Communicating with Your Birthmother after Placement
Each adoption is incredibly unique. The level of openness and ways to communicate with your child’s birthmother after the placement depend highly on your individual arrangements, preferences, and feelings. You’ll often hear advice on how to maintain healthy communication before the placement, but in an open and semi-open adoption, communication doesn’t end after placement. Here are some ways to be thoughtful and considerate when communicating with your birthmother after placement.
Calling & Texting
Depending on your arrangement, call and/or text your birthmother as often as you both are comfortable with, especially within the first year. Let her know when you’ve arrived home safely with the baby and that he or she is doing well. If she ever calls you, always call her back promptly if you miss it. Remember that this is still a very emotional time for her, and when you maintain healthy communication, you are assuring her that her baby is safe and loved.

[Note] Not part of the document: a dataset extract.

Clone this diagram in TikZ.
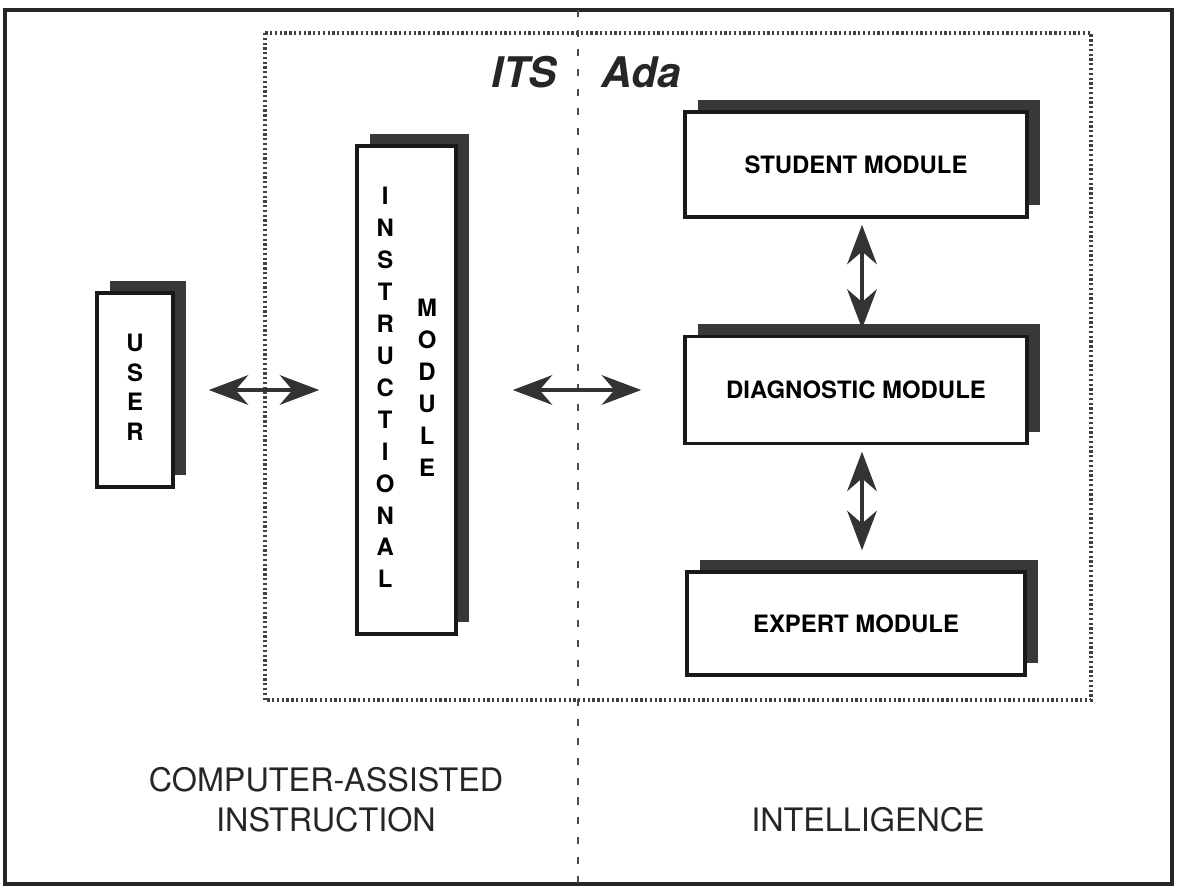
\documentclass[tikz,border=0pt]{standalone}
\usepackage{fontspec}
\setmainfont{TeX Gyre Heros}
\usetikzlibrary{arrows.meta,shadows}
\tikzset{
  module/.style={draw=black!90, line width=2.5pt, fill=white, inner sep=0pt,
    drop shadow={shadow xshift=0.32cm, shadow yshift=0.3cm, fill=black!78, opacity=1},
    font=\fontsize{17}{20}\selectfont\bfseries},
  bigarrow/.style={line width=3pt, draw=black!80, fill=black!80,
    {Stealth[length=28pt,width=21pt,inset=9pt]}-{Stealth[length=28pt,width=21pt,inset=9pt]}},
  hatchline/.style={line width=2.6pt, draw=black!75, dash pattern=on 1.6pt off 1.8pt},
  sepline/.style={line width=1pt, draw=black!70, dash pattern=on 5pt off 9pt},
  footlabel/.style={font=\fontsize{23}{28.4}\selectfont, align=center, text=black!85}
}

\begin{document}
\begin{tikzpicture}[x=0.025cm, y=-0.025cm]
			%%%%% START %%%%%
			\useasboundingbox (0,0) rectangle (1177,887);
			
			\draw[line width=2.2pt, draw=black!85] (5,10) rectangle (1172,884);
			\draw[hatchline] (265,33) rectangle (1091,700);
			\draw[sepline] (578,10) -- (578,884);
			
			\node[font=\fontsize{30}{36}\selectfont\bfseries\itshape, text=black!85, anchor=base east] (its) at (562,88) {ITS};
			\node[font=\fontsize{30}{36}\selectfont\bfseries\itshape, text=black!85, anchor=base west] (ada) at (597,88) {Ada};
			
			\node[module, minimum width=1.9cm, minimum height=4.85cm] (user) at (135,390)
				{\fontsize{17}{21}\selectfont\begin{tabular}{@{}c@{}}U\\S\\E\\R\end{tabular}};
			
			\node[module, minimum width=2.475cm, minimum height=12.2cm] (instr) at (406.5,390)
				{\fontsize{17}{22.7}\selectfont\begin{tabular}[c]{@{}c@{}}I\\N\\S\\T\\R\\U\\C\\T\\I\\O\\N\\A\\L\end{tabular}\hspace{16pt}\begin{tabular}[c]{@{}c@{}}M\\O\\D\\U\\L\\E\end{tabular}};
			
			\node[module, minimum width=8.55cm, minimum height=2.625cm] (student) at (856,164.5) {STUDENT MODULE};
			\node[module, minimum width=8.55cm, minimum height=2.675cm] (diag) at (856,390) {DIAGNOSTIC MODULE};
			\node[module, minimum width=8.45cm, minimum height=2.575cm] (expert) at (856,623.5) {EXPERT MODULE};
			
			\draw[bigarrow, shorten <=0.85cm, shorten >=0.9cm] (user) -- (instr);
			\draw[bigarrow, shorten <=1.375cm, shorten >=1.05cm] (instr) -- (diag);
			\draw[bigarrow, shorten <=0.15cm, shorten >=0.15cm] ([xshift=0.15cm]student.south) -- ([xshift=0.15cm]diag.north);
			\draw[bigarrow, shorten <=0.16cm, shorten >=0.5cm] ([xshift=0.15cm]diag.south) -- ([xshift=0.15cm]expert.north);
			
			\node[footlabel] (cai) at (326,800) {COMPUTER-ASSISTED\\INSTRUCTION};
			\node[footlabel] (intel) at (868,820) {INTELLIGENCE};
			
			%%%%% END %%%%%
\end{tikzpicture}
\end{document}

Emails are a good idea if you feel like calling or texting her is invading her privacy in any way or if you don’t have frequent phone calls. It’s still important to let her know you are thinking about her, and it only takes a few minutes to send a quick photo with a short update.
Give a Gift
Communicating with your birthmother might seem hard or awkward at first, but a thoughtful gift, such as an adoption journal, is a wonderful gift to nurture your relationship. Consider creating a scrapbook or album with photos and short stories about the time you’ve known one another thus far, including when the baby was born. You can leave pages blank for her to fill in with updates and photos you send as the baby grows.

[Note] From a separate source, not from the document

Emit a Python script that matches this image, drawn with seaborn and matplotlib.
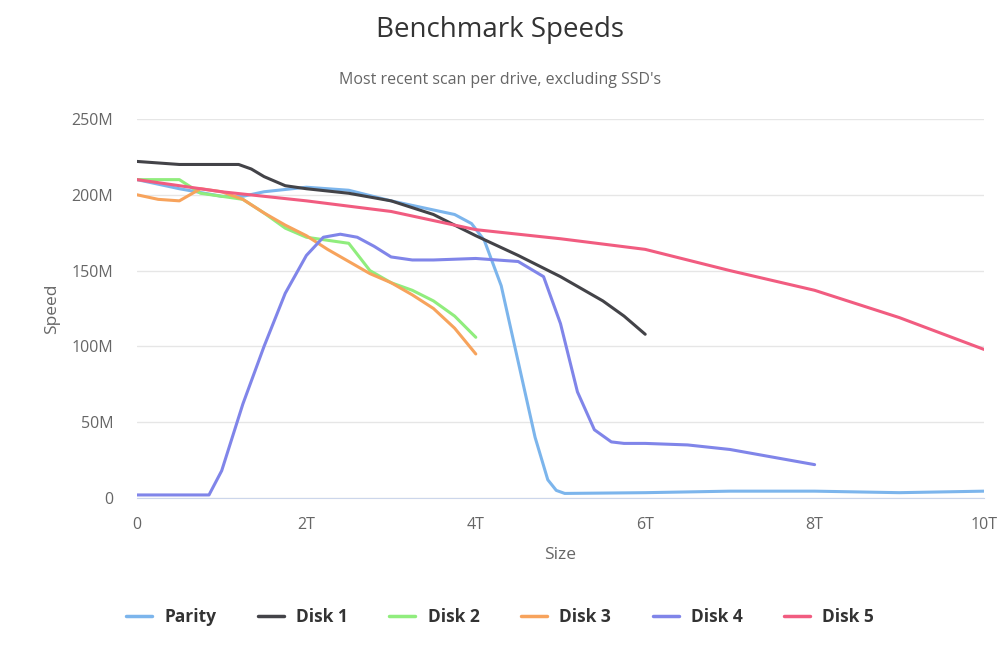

Family Website & Social Media
Another great way to communicate with your birthmother and keep her updated is to create a website, blog, or private social media group where you can post family photos and updates about your baby and share it with her. If you create a website or blog, it can also serve as something you can share with the rest of your family as well.
Send cards, letters, and photos to share your baby’s milestones, like crawling, walking, or talking. You can also share with her important times in your baby’s life, like birthdays, outings, and sports and activity events, and school events. Also consider taking videos of certain special moments and occasions and sending them to her. Not all communication has to be serious. Don’t forget to share funny stories from day-to-day life, habits your child is developing, or new favorites he or she has.
Child art projects and drawings are adorable and she will likely enjoy seeing some of those. Consider setting aside a couple of these a year and sending them to your birthmother. Handprint and footprint art is always a fun project for example. Once your child grows old enough, perhaps he or she can even create something special just for your birthmother.